[Work to be completed] Give back exactly the lines from the one with "Rebuild this diagram" through the one with "(0,0) rectangle (985,541);", inclusive, without the images.

[Provided records]
==========
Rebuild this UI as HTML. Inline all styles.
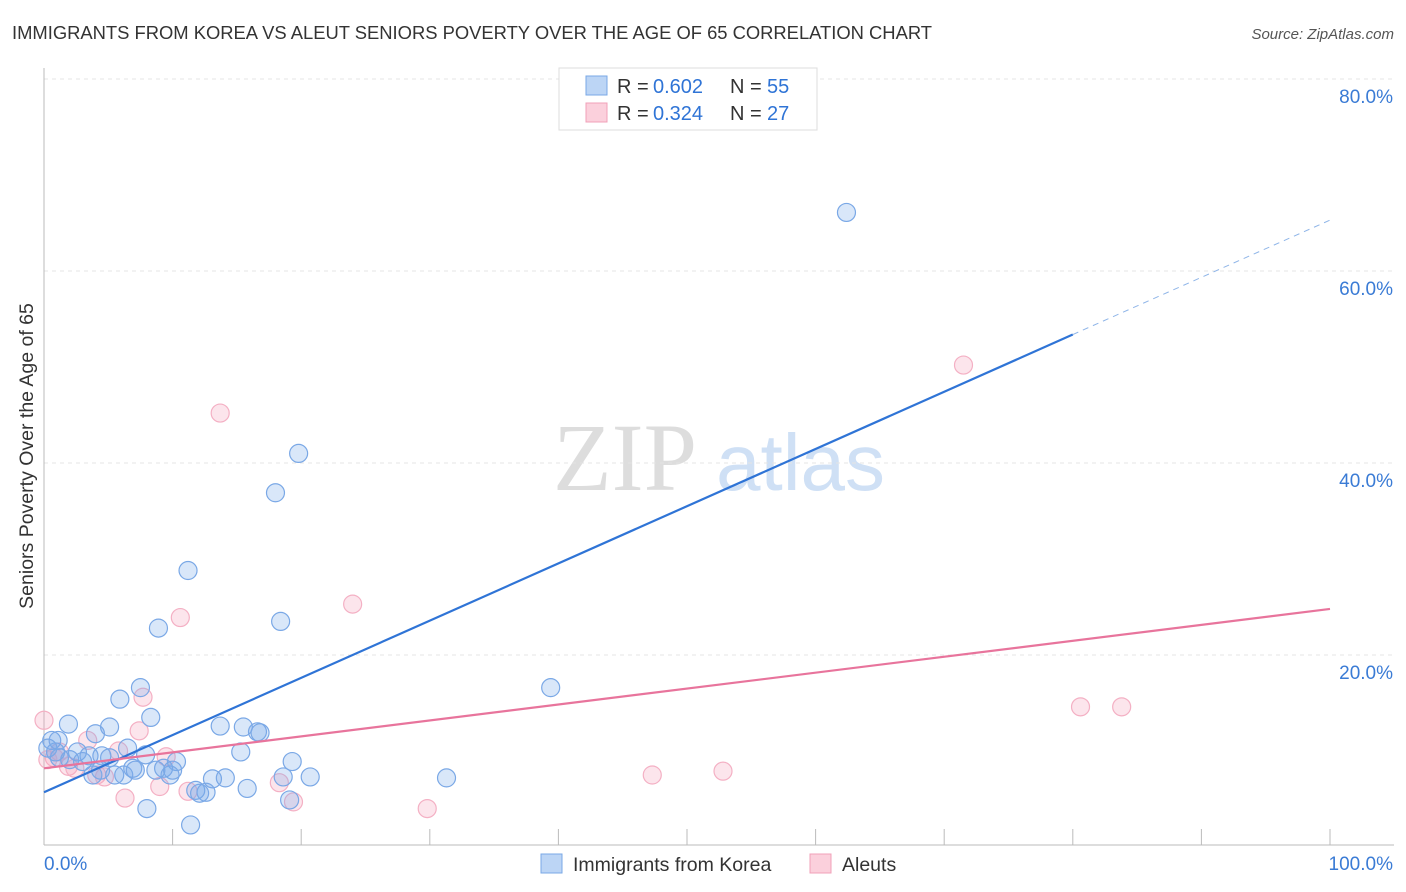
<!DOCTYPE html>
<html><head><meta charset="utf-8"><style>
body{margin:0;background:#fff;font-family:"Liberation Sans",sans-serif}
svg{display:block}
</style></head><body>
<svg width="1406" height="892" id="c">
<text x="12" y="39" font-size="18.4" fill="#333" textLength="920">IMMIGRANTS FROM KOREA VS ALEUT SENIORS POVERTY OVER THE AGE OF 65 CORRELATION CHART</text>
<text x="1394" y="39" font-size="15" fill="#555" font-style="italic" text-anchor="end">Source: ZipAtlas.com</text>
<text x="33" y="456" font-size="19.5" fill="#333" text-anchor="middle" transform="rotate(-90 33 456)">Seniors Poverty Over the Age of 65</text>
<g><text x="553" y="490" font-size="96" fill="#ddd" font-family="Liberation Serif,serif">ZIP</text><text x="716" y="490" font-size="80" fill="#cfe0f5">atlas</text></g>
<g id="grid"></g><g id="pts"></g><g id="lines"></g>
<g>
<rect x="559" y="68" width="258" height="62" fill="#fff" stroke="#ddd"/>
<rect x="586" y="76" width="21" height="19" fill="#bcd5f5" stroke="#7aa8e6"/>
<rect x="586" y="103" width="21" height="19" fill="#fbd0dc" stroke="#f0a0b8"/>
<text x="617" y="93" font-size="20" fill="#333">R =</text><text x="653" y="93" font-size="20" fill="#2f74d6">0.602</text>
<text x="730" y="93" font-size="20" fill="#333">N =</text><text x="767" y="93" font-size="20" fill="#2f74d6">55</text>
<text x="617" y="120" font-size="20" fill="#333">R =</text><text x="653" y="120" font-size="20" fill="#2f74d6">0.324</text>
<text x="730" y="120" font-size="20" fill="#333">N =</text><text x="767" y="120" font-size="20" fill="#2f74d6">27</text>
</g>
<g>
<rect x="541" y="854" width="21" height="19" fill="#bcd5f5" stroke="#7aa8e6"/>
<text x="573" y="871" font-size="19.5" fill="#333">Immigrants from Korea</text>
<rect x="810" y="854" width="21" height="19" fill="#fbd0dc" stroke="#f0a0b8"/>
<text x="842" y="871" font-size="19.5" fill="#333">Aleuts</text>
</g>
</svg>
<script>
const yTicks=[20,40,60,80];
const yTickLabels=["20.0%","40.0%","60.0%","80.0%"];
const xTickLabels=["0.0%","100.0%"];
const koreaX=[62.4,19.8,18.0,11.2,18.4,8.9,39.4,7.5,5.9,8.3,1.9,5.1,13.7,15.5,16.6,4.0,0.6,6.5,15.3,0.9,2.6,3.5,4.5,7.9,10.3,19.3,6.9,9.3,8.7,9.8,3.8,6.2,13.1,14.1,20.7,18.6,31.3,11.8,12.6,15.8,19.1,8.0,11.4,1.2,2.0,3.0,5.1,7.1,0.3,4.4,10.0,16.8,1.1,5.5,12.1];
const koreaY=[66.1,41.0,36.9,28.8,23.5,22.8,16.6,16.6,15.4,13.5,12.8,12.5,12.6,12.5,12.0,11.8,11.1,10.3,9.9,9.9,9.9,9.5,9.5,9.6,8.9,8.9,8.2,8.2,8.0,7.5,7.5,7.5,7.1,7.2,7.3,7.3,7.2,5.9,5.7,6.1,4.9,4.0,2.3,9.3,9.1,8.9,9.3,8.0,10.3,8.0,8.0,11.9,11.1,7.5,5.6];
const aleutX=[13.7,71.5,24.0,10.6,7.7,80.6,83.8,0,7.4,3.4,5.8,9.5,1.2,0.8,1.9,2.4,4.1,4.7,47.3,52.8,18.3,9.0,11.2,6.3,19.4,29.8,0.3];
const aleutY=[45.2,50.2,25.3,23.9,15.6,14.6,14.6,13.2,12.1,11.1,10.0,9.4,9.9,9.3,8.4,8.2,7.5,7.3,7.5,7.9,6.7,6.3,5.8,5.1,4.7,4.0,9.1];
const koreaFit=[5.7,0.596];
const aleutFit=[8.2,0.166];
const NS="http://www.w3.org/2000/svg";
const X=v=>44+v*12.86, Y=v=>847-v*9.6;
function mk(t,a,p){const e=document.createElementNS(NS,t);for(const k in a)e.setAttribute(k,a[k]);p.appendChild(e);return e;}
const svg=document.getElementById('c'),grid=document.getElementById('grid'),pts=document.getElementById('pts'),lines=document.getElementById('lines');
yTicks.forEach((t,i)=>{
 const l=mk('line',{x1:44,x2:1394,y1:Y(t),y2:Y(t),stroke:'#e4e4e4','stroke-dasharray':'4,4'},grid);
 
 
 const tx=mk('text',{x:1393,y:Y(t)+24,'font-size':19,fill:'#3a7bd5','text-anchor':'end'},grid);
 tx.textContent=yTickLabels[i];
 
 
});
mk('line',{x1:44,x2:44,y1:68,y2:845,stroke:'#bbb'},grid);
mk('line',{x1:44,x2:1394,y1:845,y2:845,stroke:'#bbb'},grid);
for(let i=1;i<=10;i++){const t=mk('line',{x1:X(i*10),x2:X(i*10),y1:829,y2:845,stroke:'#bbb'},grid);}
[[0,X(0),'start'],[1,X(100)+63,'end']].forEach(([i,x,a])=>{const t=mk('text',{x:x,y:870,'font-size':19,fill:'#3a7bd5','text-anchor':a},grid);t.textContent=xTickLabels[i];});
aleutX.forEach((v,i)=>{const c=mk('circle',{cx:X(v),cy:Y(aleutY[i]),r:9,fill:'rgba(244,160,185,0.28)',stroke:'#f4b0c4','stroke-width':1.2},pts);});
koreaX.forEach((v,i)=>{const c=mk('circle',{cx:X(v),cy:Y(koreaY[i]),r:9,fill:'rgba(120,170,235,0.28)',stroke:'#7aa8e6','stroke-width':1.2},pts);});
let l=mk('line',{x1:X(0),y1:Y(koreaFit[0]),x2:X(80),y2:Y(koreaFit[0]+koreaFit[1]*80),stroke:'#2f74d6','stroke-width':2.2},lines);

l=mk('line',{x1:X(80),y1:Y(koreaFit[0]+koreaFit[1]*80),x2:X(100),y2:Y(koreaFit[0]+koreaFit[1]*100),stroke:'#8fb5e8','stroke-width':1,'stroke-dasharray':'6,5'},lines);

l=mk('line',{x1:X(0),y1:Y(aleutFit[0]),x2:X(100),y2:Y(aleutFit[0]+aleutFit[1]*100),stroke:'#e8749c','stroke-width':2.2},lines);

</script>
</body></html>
==========
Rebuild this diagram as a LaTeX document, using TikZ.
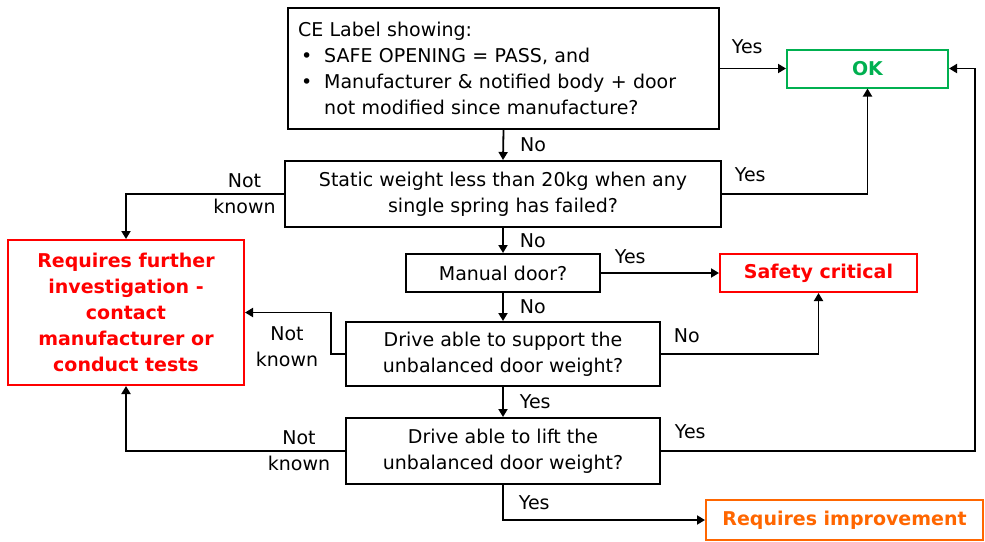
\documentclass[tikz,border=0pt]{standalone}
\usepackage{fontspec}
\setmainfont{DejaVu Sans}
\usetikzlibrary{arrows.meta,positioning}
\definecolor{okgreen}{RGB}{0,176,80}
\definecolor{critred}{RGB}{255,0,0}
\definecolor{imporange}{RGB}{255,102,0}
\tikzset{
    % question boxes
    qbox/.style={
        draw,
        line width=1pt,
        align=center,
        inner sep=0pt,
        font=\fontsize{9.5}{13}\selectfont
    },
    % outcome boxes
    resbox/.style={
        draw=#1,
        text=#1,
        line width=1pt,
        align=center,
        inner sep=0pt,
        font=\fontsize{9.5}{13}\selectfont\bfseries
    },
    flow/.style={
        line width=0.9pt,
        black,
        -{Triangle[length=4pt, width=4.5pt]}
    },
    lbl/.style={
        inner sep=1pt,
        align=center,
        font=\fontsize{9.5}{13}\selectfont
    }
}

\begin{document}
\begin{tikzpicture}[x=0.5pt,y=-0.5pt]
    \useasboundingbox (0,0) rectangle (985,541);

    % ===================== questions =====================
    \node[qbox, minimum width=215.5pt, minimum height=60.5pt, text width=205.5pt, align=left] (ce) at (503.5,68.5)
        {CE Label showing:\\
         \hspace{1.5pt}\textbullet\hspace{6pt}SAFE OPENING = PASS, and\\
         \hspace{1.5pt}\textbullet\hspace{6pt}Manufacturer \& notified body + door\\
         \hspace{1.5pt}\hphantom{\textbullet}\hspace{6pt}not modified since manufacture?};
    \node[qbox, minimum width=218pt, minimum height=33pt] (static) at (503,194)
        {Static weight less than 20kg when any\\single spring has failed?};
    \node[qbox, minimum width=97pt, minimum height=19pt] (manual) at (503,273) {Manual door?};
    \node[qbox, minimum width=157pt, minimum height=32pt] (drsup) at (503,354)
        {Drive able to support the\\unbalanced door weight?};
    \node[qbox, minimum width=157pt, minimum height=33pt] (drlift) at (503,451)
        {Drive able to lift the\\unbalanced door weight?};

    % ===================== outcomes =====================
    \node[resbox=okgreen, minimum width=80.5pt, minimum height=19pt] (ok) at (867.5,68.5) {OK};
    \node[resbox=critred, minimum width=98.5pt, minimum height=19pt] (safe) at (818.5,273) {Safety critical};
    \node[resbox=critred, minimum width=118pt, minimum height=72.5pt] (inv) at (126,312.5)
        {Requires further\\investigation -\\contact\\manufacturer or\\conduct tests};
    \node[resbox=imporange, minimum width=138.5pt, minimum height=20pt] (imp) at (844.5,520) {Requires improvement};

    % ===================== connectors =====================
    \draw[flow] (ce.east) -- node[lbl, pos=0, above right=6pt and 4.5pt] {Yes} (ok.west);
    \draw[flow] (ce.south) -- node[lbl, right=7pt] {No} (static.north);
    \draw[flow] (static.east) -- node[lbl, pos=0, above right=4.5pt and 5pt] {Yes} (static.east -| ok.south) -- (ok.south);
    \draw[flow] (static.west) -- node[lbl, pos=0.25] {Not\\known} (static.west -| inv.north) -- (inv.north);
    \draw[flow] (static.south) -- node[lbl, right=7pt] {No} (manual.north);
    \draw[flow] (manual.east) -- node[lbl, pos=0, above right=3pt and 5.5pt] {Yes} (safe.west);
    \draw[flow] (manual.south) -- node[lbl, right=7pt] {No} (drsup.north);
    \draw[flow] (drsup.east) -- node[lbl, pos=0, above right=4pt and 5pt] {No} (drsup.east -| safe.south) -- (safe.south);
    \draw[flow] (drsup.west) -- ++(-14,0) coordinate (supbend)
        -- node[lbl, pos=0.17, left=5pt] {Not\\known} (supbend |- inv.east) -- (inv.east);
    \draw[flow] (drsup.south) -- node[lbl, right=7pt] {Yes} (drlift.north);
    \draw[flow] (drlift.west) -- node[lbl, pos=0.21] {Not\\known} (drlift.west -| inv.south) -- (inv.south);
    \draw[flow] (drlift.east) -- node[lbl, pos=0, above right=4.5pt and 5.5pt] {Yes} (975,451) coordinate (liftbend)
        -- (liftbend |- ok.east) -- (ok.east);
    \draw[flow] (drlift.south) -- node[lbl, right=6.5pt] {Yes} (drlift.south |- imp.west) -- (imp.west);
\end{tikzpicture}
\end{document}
==========
[Answer for this exercise]
Rebuild this diagram as a LaTeX document, using TikZ.
\documentclass[tikz,border=0pt]{standalone}
\usepackage{fontspec}
\setmainfont{DejaVu Sans}
\usetikzlibrary{arrows.meta,positioning}
\definecolor{okgreen}{RGB}{0,176,80}
\definecolor{critred}{RGB}{255,0,0}
\definecolor{imporange}{RGB}{255,102,0}
\tikzset{
    % question boxes
    qbox/.style={
        draw,
        line width=1pt,
        align=center,
        inner sep=0pt,
        font=\fontsize{9.5}{13}\selectfont
    },
    % outcome boxes
    resbox/.style={
        draw=#1,
        text=#1,
        line width=1pt,
        align=center,
        inner sep=0pt,
        font=\fontsize{9.5}{13}\selectfont\bfseries
    },
    flow/.style={
        line width=0.9pt,
        black,
        -{Triangle[length=4pt, width=4.5pt]}
    },
    lbl/.style={
        inner sep=1pt,
        align=center,
        font=\fontsize{9.5}{13}\selectfont
    }
}

\begin{document}
\begin{tikzpicture}[x=0.5pt,y=-0.5pt]
    \useasboundingbox (0,0) rectangle (985,541);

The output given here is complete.